"Terdakwa (Dodi) sebagai penyambung lidah atau makelar dari pemilik tanah untuk menjualkan tanah," kata Jaksa Penuntut Umum (JPU) Kejari Kabupaten Mojokerto, Ari Budiarti kepada wartawan di Pengadilan Negeri (PN) Mojokerto, Selasa (16/7/2024).
Dodi menjadi makelar tanah milik Mayuni Sofyan Hadi di Desa Sadartengah, Mojoanyar, Mojokerto. Yaitu tanah seluas 1.488 meter persegi dan 1.484 meter persegi. Oknum PNS asal Perumahan Japan Raya, Desa Japan, Sooko, Mojokerto ini akhirnya menemukan pembeli.

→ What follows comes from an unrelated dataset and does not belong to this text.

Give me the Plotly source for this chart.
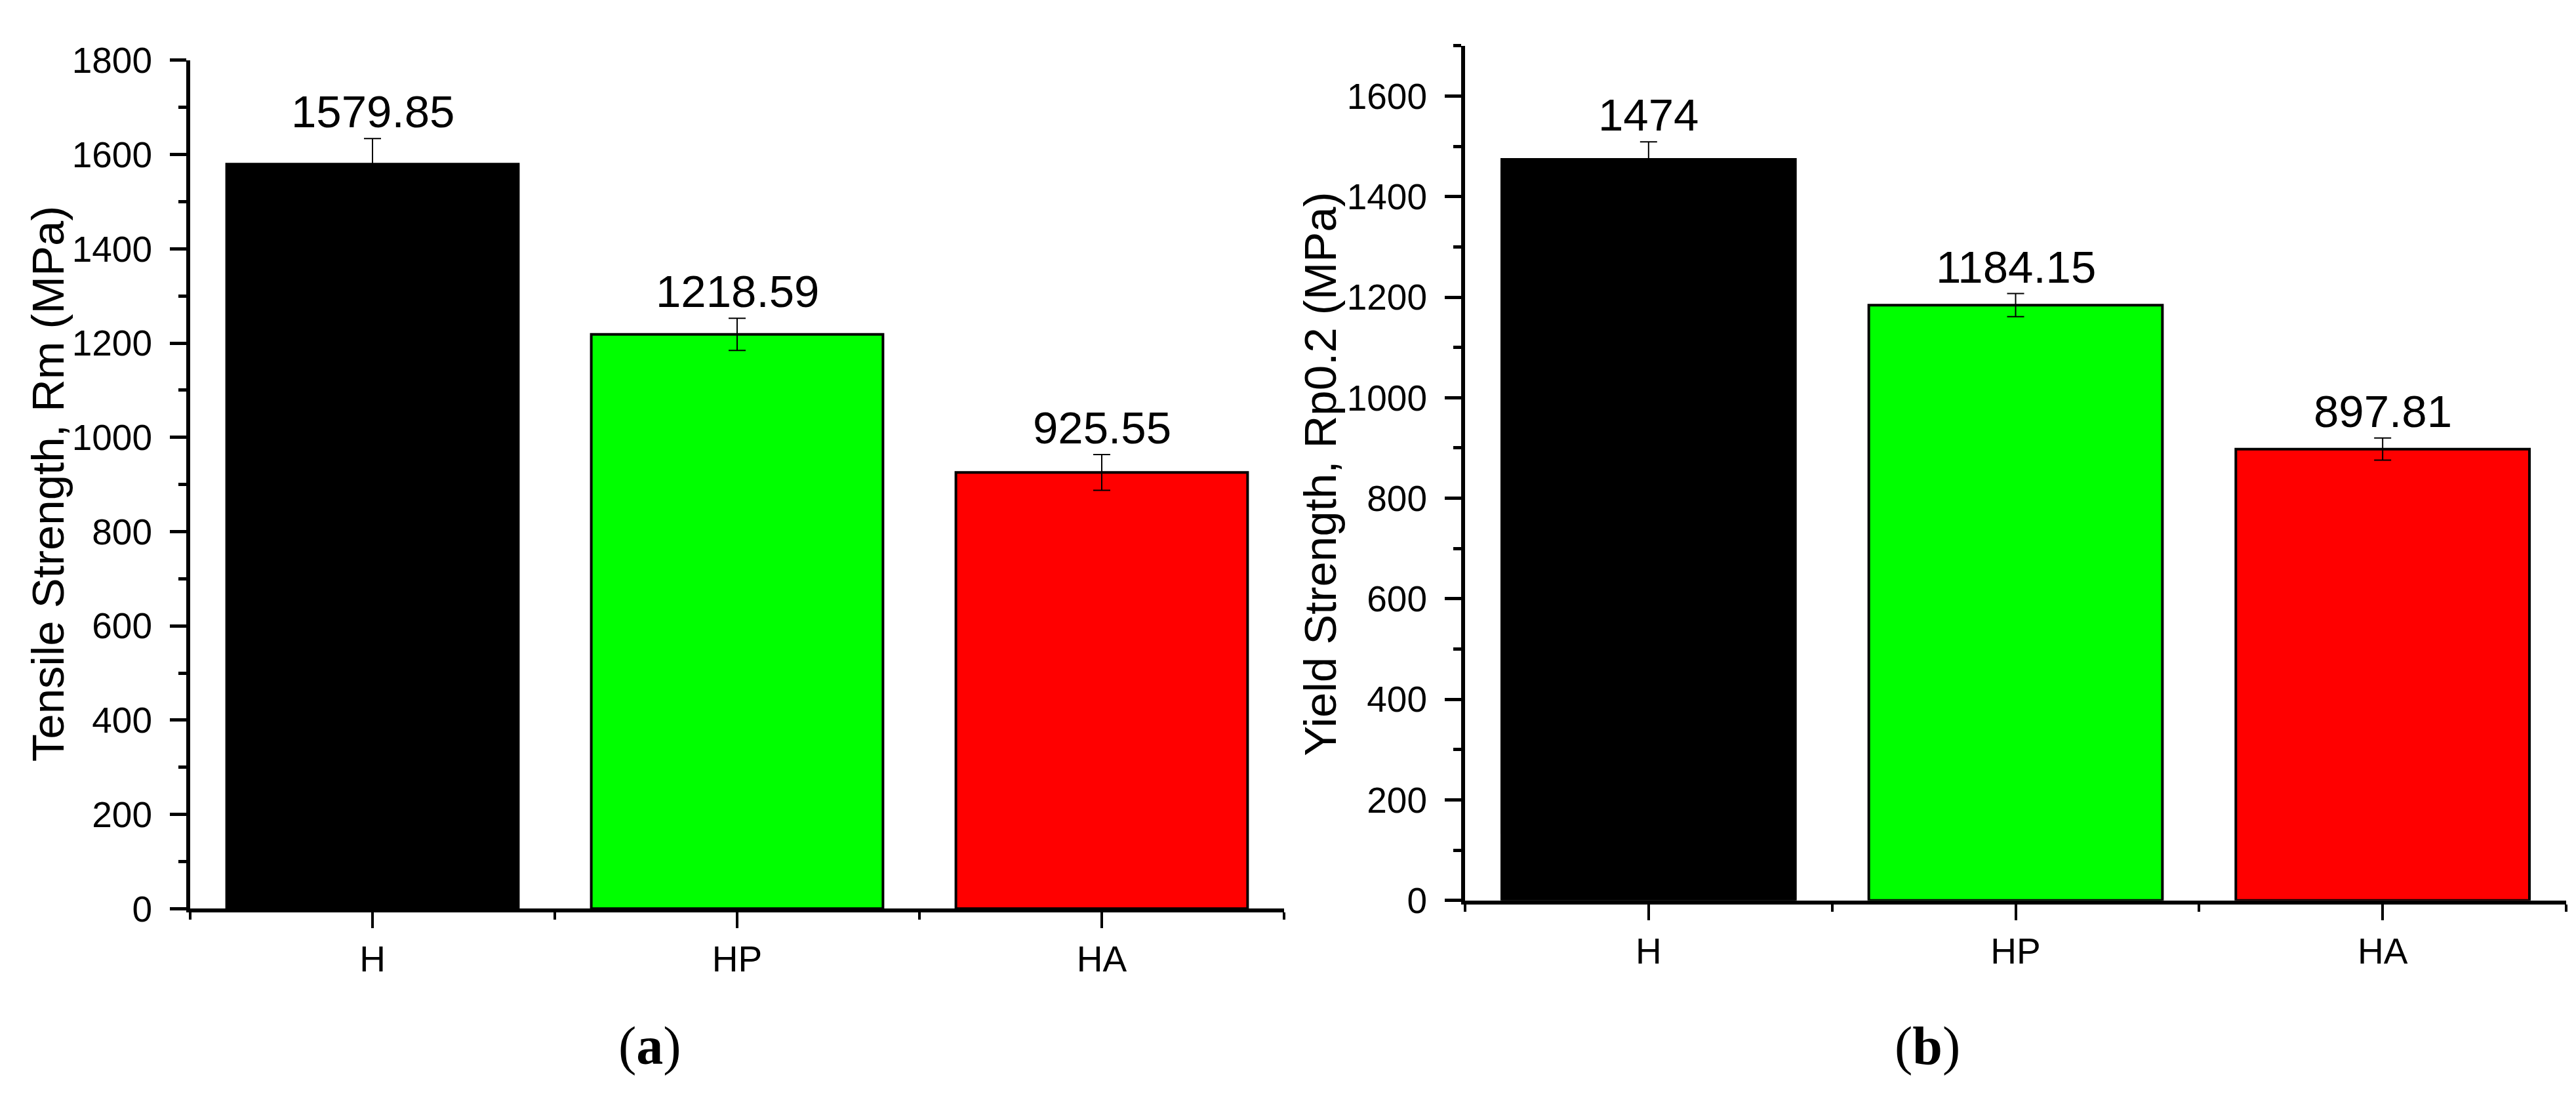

Yaitu Trimudi (48), warga Desa Anggaswangi, Sukodono, Sidoarjo. Tri berencana membeli 2 bidang tanah tersebut untuk dijual kembali dalam bentuk kavlingan. Dodi pun menunjukkan fotocopy sertifikat kedua bidang tanah tersebut kepada Tri.
"Setelah mengecek lokasi tanah, terdakwa dan korban menyepakati harga 2 bidang tanah tersebut Rp 500 juta," jelas Ari.
Dari sini lah, Dodi melancarkan aksi tipu-tipunya. Menurut Ari, oknum PNS Pemkab Jombang ini meminta uang muka kepada korban Rp 100 juta. Padahal, pemilik tanah menghendaki pembayaran kontan tanpa uang muka.
"Saat pembeli ingin bertemu langsung pemilik tanah, dihalangi terdakwa dengan alasan pemilik tanah sedang merawat istrinya yang sakit," terangnya.
Tanpa menaruh curiga, Tri mentransfer uang muka Rp 75 juta ke rekening Dodi pada November 2021. Selanjutnya, Dodi menyerahkan kuitansi palsu kepada korban seolah-olah uang muka sudah diterima Mayuni sang pemilik tanah.
"Duit itu tidak diserahkan kepada pemilik tanah, dia pakai sendiri. Kerugian korban Rp 75 juta," ungkap Ari.
Korban akhirnya melaporkan Dodi ke Polres Mojokerto karena enggan mengembalikan uangnya. Saat ini, kasusnya pada tahap persidangan di PN Mojokerto.
"Kami terapkan dakwaan alternatif pasal 378 atau 372 KUHP," ujar Ari.
Hanya saja, selama persidangan Dodi tidak ditahan. Padahal oknum PNS ini sempat ditahan pada tahap penyidikan. Ari menjelaskan, terdakwa mengalami serangan stroke hingga tak sadarkan diri di Lapas Kelas IIB Mojokerto sekitar 4 hari pasca tahap 2.
Menurut Ari, saat itu pihaknya melarikan Dodi ke RSUD Dr Wahidin Sudiro Husodo, Kota Mojokerto. Sehingga terdakwa sempat diopname sekitar 2 pekan. Setelahnya, pihaknya melakukan pembantaran atau penundaan penahanan sementara terhadap terdakwa karena alasan kesehatan.
"Karena sakit stroke, sehingga kami lakukan pembantaran. Saat ini masih dalam pengobatan," cetusnya.
Mulai hari ini, tambah Ari, majelis hakim memerintahkan agar Dodi menjadi tahanan kota. Terdakwa wajib lapor 2 kali sepekan sekaligus menghadiri setiap tahap persidangan. Saat ini, sidangnya pada tahap pemeriksaan para saksi.
"Karena terdakwa masih dalam pengobatan, hakim tadi memerintahkan menjadi tahanan kota mulai hari ini," tandas Ari.